Uber: No evidence hackers took rider credit card numbers
An outside cyber security firm hired by Uber after a massive data theft found no evidence that rider credit card, bank account or Social Security numbers were downloaded by two hackers, the company said in a response to demands for information from U.S. senators.
But the ride-hailing company disclosed that in some cases, the hackers got location information from the place where people signed up for Uber, as well as heavily encoded versions of user passwords.
On Nov. 21, Uber disclosed that names, email addresses and mobile-phone numbers of 57 million drivers and riders had been stolen. In a letter to four Republican senators led by Commerce committee Chairman John Thune of South Dakota, the company says that Mandiant, the security firm, found 32 million of those are outside the U.S. and 25 million are inside. Of the total, 7.7 million are drivers, mostly in the U.S., and hackers got driver's license numbers for 600,000 of them, according to the letter from new Uber CEO Dara Khosrowshahi.
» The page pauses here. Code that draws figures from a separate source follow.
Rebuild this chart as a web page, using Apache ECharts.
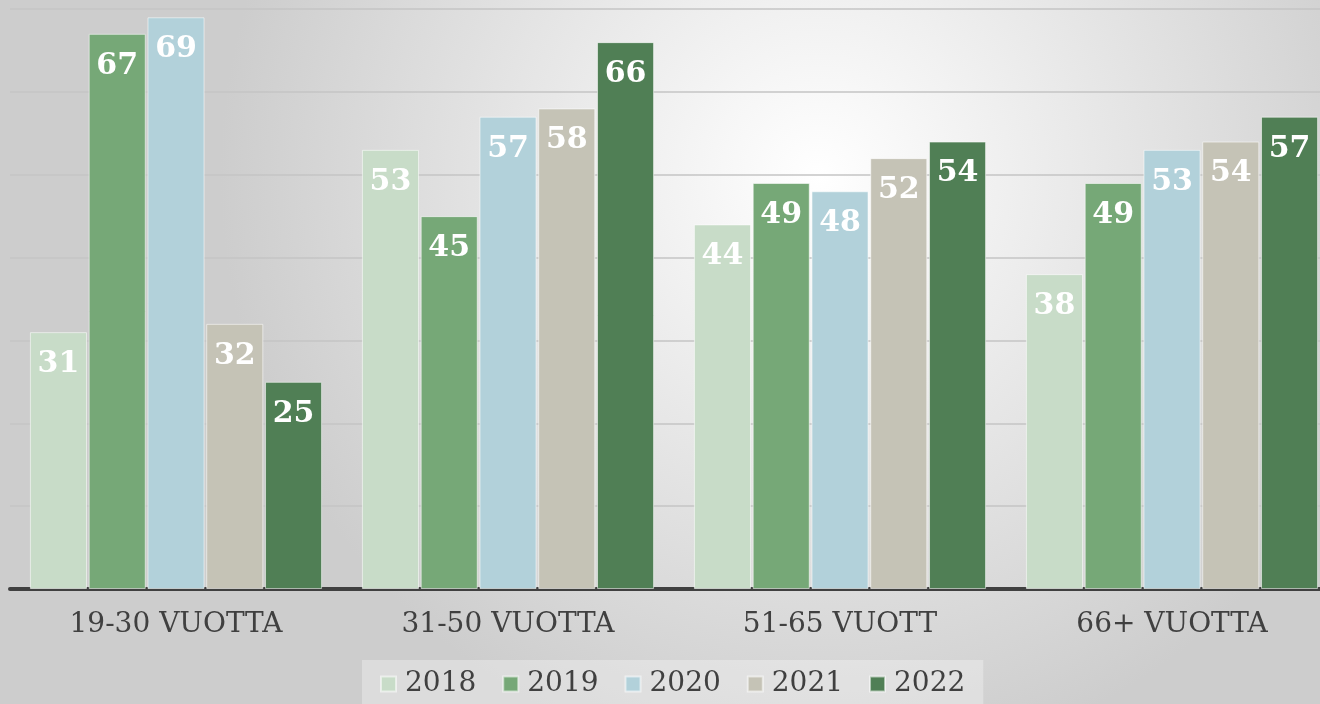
<!DOCTYPE html>
<html style="height: 100%">
<head>
    <meta charset="utf-8">
    <title>Ikäryhmät 2018-2022</title>
    <script src="https://cdn.jsdelivr.net/npm/echarts@6/dist/echarts.min.js"></script>
    <style>
        html, body { margin: 0; padding: 0; }
        #container { width: 1320px; height: 704px; }
    </style>
</head>
<body>
<div id="container"></div>
<script>
    // data
    var categories = ['19-30 VUOTTA', '31-50 VUOTTA', '51-65 VUOTT', '66+ VUOTTA'];
    var years = ['2018', '2019', '2020', '2021', '2022'];
    var v2018 = [31, 53, 44, 38];
    var v2019 = [67, 45, 49, 49];
    var v2020 = [69, 57, 48, 53];
    var v2021 = [32, 58, 52, 54];
    var v2022 = [25, 66, 54, 57];
    var colors = ['#c8dcc8', '#76a877', '#b2d1da', '#c5c3b6', '#507f55'];

    var serif = 'Georgia, "DejaVu Serif", serif';
    var allValues = [v2018, v2019, v2020, v2021, v2022];

    var series = [];
    for (var i = 0; i < years.length; i++) {
        series.push({
            name: years[i],
            type: 'bar',
            data: allValues[i],
            barGap: '3%',
            barCategoryGap: '12%',
            itemStyle: {
                color: colors[i],
                borderColor: 'rgba(255,255,255,0.55)',
                borderWidth: 1
            },
            label: {
                show: true,
                position: 'insideTop',
                distance: 17,
                color: '#ffffff',
                fontFamily: serif,
                fontWeight: 'bold',
                fontSize: 30
            }
        });
    }

    var myChart = echarts.init(document.getElementById('container'));
    var option = {
        backgroundColor: {
            type: 'radial',
            x: 0.62, y: 0.25, r: 0.85,
            colorStops: [
                {offset: 0, color: '#ffffff'},
                {offset: 1, color: '#cdcdcd'}
            ]
        },
        color: colors,
        animation: false,
        grid: {
            left: 10,
            right: -18,
            top: 9,
            bottom: 115,
            outerBoundsMode: 'none'
        },
        legend: {
            data: years,
            left: 362,
            bottom: -6,
            icon: 'rect',
            itemWidth: 15,
            itemHeight: 15,
            itemGap: 26,
            padding: [10, 18, 12, 18],
            backgroundColor: 'rgba(255,255,255,0.3)',
            textStyle: {
                fontFamily: serif,
                fontSize: 28,
                color: '#404040',
                padding: [0, 0, 0, 4]
            }
        },
        xAxis: {
            type: 'category',
            data: categories,
            axisTick: {show: false},
            axisLine: {lineStyle: {color: '#404040', width: 4}},
            axisLabel: {
                margin: 22,
                fontFamily: serif,
                fontSize: 28,
                color: '#404040'
            }
        },
        yAxis: {
            type: 'value',
            min: 0,
            max: 70,
            interval: 10,
            axisLabel: {show: false},
            axisLine: {show: false},
            axisTick: {show: false},
            splitLine: {lineStyle: {color: '#c4c4c4', width: 1.5}}
        },
        series: series
    };
    myChart.setOption(option);
</script>
</body>
</html>
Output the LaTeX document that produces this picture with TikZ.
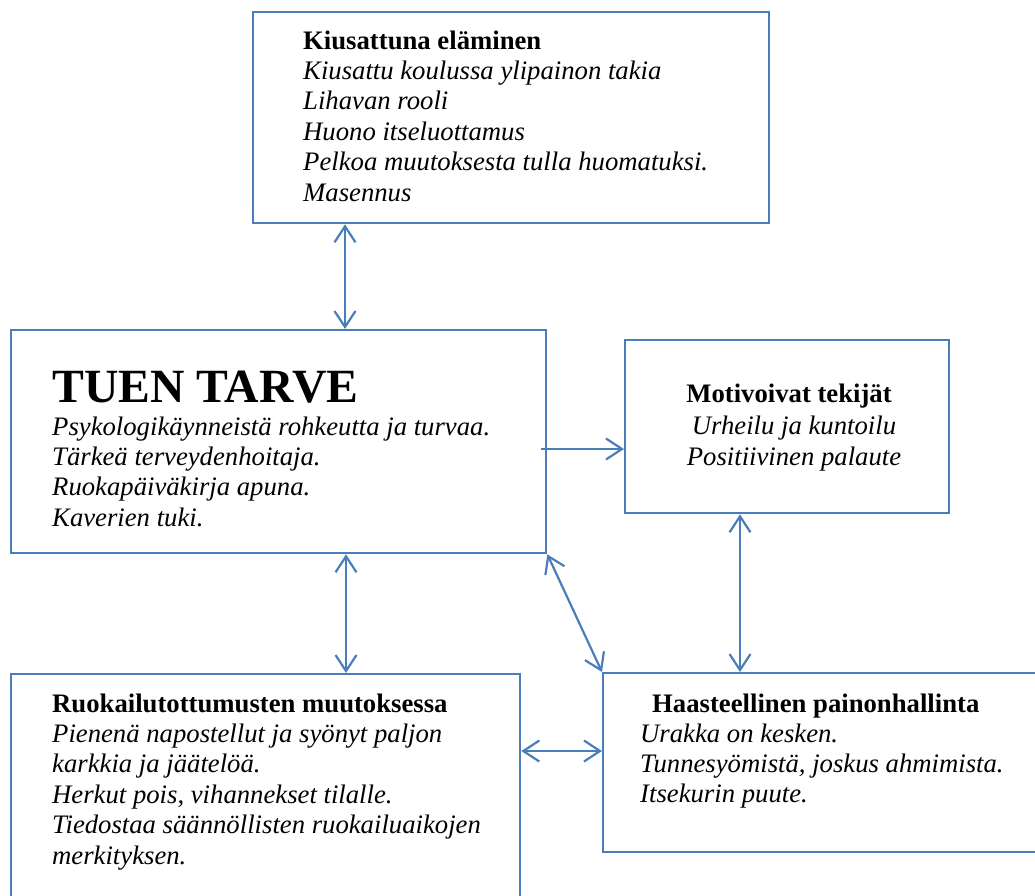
\documentclass[tikz,border=0pt]{standalone}
\usepackage{fontspec}
\setmainfont{Liberation Serif}
\usetikzlibrary{arrows.meta}
\definecolor{boxblue}{RGB}{74,126,187}
\begin{document}
\begin{tikzpicture}[x=1pt,y=-1pt,
  box/.style={draw=boxblue,line width=2.3pt,rectangle,inner sep=0pt,anchor=north west},
  barb/.tip={Straight Barb[length=16pt,width=21pt]},
  link/.style={draw=boxblue,line width=2.2pt,barb-barb},
  oneway/.style={draw=boxblue,line width=2.2pt,-barb},
  txt/.style={inner sep=0pt,anchor=base west,font=\fontsize{26.7}{30.4}\selectfont},
]
\useasboundingbox (0,0) rectangle (1035,895);
\clip (0,0) rectangle (1035,895);
% boxes
\node[box,minimum width=516pt,minimum height=211pt] (kius) at (252,11) {};
\node[box,minimum width=535pt,minimum height=223pt] (tuen) at (10,329) {};
\node[box,minimum width=324pt,minimum height=173pt] (motiv) at (624,339) {};
\node[box,minimum width=509pt,minimum height=240pt] (ruoka) at (10,673) {};
\node[box,minimum width=450pt,minimum height=179pt] (haast) at (602,672) {};
% texts
\node[txt] (kiust) at (303,49) {\begin{tabular}[t]{@{}l@{}}\textbf{Kiusattuna eläminen}\\
\itshape Kiusattu koulussa ylipainon takia\\
\itshape Lihavan rooli\\
\itshape Huono itseluottamus\\
\itshape Pelkoa muutoksesta tulla huomatuksi.\\
\itshape Masennus\end{tabular}};
\node[inner sep=0pt,anchor=base west,font=\fontsize{47.7}{52}\selectfont\bfseries] (tuent) at (52,402) {TUEN TARVE};
\node[txt] (tuenb) at (52,435) {\begin{tabular}[t]{@{}l@{}}\itshape Psykologikäynneistä rohkeutta ja turvaa.\\
\itshape Tärkeä terveydenhoitaja.\\
\itshape Ruokapäiväkirja apuna.\\
\itshape Kaverien tuki.\end{tabular}};
\node[inner sep=0pt,anchor=base,font=\fontsize{26.7}{31.5}\selectfont\bfseries] (motivt) at (789,402) {Motivoivat tekijät};
\node[inner sep=0pt,anchor=base,font=\fontsize{26.7}{31.5}\selectfont] (motivb) at (794,434) {\begin{tabular}[t]{@{}c@{}}\itshape Urheilu ja kuntoilu\\
\itshape Positiivinen palaute\end{tabular}};
\node[txt] (ruokat) at (52,712) {\begin{tabular}[t]{@{}l@{}}\textbf{Ruokailutottumusten muutoksessa}\\
\itshape Pienenä napostellut ja syönyt paljon\\
\itshape karkkia ja jäätelöä.\\
\itshape Herkut pois, vihannekset tilalle.\\
\itshape Tiedostaa säännöllisten ruokailuaikojen\\
\itshape merkityksen.\end{tabular}};
\node[txt,font=\fontsize{26.7}{30.4}\selectfont\bfseries] (haastt) at (652,712) {Haasteellinen painonhallinta};
\node[txt] (haastb) at (640,742) {\begin{tabular}[t]{@{}l@{}}\itshape Urakka on kesken.\\
\itshape Tunnesyömistä, joskus ahmimista.\\
\itshape Itsekurin puute.\end{tabular}};
% connectors
\coordinate (c1) at (345,0);
\coordinate (c2) at (541,449);
\coordinate (c3) at (740,0);
\coordinate (c4) at (346,0);
\coordinate (c5) at (0,751);
\draw[link] (kius.south -| c1) -- (tuen.north -| c1);
\draw[oneway] (c2) -- (motiv.west |- c2);
\draw[link] (motiv.south -| c3) -- (haast.north -| c3);
\draw[link] (tuen.south -| c4) -- (ruoka.north -| c4);
\draw[link] (tuen.south east) -- (haast.north west);
\draw[link] (ruoka.east |- c5) -- (haast.west |- c5);
\end{tikzpicture}
\end{document}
The ride-hailing company also said it has not seen evidence of fraud or misuse of data taken in the breach, which lasted more than a year before being disclosed. Two employees were fired for not disclosing the theft to "appropriate parties," the letter said.
The hackers emailed Uber's U.S. security team anonymously on Nov. 14, 2016 telling them about the breach and demanding a payment. Uber tracked down the breach in private cloud data stored on Amazon's web services and shut down access, which came through a "compromised credential," the letter said.
The security team agreed to pay $100,000 to the hackers for an agreement to delete the data, and later tracked down the hackers' real names. Both signed documents assuring that the stolen data was destroyed, Khosrowshahi wrote. Team members found that the hackers first gained access on Oct. 13, 2016, and there was no further access after Nov. 15, 2016, the letter said.
Uber notified the U.S. Attorney's offices in San Francisco and Manhattan, as well as other government agencies, on Nov. 21 of this year, but it's not clear whether any criminal investigation has been started. Neither office confirmed nor denied an investigation.
Uber installed additional protections to stop hackers, including a two-step authentication for one of the services that was hacked, the letter said.